— The request —
Filter this material down to the lines that hold "matplotlib", copying each one.

— Collected material —
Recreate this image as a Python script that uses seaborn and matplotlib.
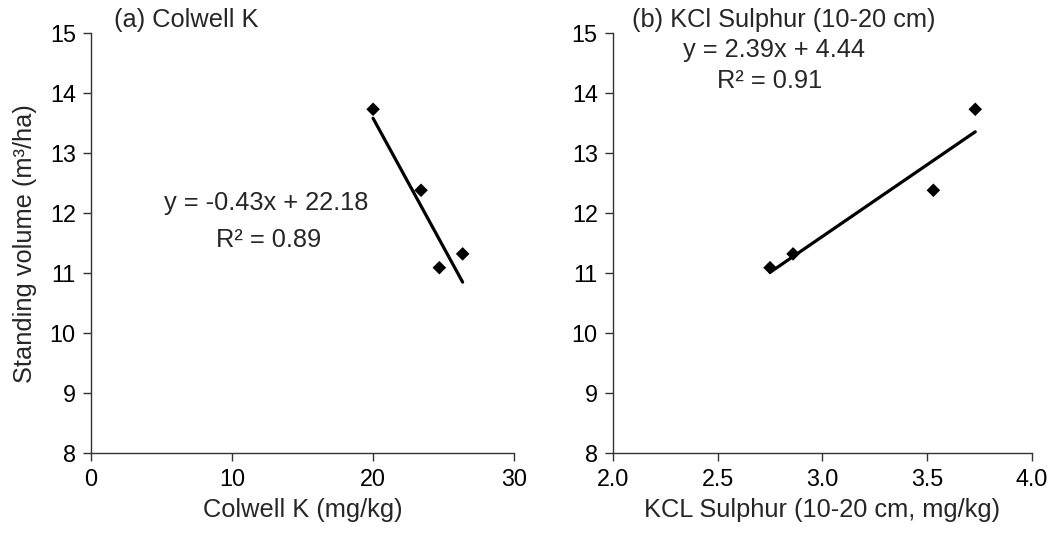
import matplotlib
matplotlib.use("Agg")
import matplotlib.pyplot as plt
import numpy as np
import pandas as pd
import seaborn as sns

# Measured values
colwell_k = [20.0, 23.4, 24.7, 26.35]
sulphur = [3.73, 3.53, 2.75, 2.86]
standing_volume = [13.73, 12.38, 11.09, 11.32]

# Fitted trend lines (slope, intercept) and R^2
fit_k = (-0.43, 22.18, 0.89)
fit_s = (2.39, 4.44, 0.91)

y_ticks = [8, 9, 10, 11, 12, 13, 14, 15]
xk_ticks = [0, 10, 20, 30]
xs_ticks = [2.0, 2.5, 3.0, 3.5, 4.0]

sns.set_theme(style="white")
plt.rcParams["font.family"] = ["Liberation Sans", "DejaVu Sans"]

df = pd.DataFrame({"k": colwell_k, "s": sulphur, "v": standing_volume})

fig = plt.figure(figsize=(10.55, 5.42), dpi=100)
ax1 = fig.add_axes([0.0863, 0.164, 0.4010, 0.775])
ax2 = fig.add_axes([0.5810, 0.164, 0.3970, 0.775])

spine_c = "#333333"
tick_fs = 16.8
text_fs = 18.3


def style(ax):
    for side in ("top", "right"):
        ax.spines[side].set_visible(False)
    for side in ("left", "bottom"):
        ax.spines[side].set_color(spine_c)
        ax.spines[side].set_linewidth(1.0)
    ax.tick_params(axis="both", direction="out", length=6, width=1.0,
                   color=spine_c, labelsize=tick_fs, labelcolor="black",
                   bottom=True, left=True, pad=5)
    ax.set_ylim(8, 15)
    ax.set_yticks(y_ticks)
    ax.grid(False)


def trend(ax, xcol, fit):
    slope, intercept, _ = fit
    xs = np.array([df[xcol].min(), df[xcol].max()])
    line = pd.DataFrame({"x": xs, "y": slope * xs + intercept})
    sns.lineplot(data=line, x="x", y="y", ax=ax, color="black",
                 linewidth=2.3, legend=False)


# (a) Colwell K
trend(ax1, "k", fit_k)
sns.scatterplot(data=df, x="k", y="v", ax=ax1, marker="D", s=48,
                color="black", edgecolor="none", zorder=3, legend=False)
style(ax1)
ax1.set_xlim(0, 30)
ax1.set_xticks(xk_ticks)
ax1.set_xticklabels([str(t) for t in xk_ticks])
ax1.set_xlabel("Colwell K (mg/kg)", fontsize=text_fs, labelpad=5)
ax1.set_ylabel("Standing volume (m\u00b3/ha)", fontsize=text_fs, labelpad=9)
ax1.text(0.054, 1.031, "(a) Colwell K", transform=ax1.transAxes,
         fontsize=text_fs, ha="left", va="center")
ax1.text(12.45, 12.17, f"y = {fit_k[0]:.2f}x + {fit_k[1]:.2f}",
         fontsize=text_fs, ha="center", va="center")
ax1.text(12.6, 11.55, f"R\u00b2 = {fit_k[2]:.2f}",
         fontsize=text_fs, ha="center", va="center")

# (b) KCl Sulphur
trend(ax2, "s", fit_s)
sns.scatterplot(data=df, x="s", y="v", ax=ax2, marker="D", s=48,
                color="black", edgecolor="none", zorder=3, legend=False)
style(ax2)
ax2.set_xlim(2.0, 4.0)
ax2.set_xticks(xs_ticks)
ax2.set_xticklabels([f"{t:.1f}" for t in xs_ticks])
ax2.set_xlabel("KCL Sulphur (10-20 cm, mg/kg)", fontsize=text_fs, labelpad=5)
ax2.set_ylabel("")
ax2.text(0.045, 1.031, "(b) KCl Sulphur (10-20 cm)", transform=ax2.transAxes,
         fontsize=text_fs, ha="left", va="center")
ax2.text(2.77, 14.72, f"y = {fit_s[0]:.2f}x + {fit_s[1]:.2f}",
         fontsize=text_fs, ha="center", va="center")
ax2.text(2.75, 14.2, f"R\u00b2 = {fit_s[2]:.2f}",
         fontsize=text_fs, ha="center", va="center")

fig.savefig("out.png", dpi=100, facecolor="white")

— Response for this exercise —
Recreate this image as a Python script that uses seaborn and matplotlib.
import matplotlib
matplotlib.use("Agg")
import matplotlib.pyplot as plt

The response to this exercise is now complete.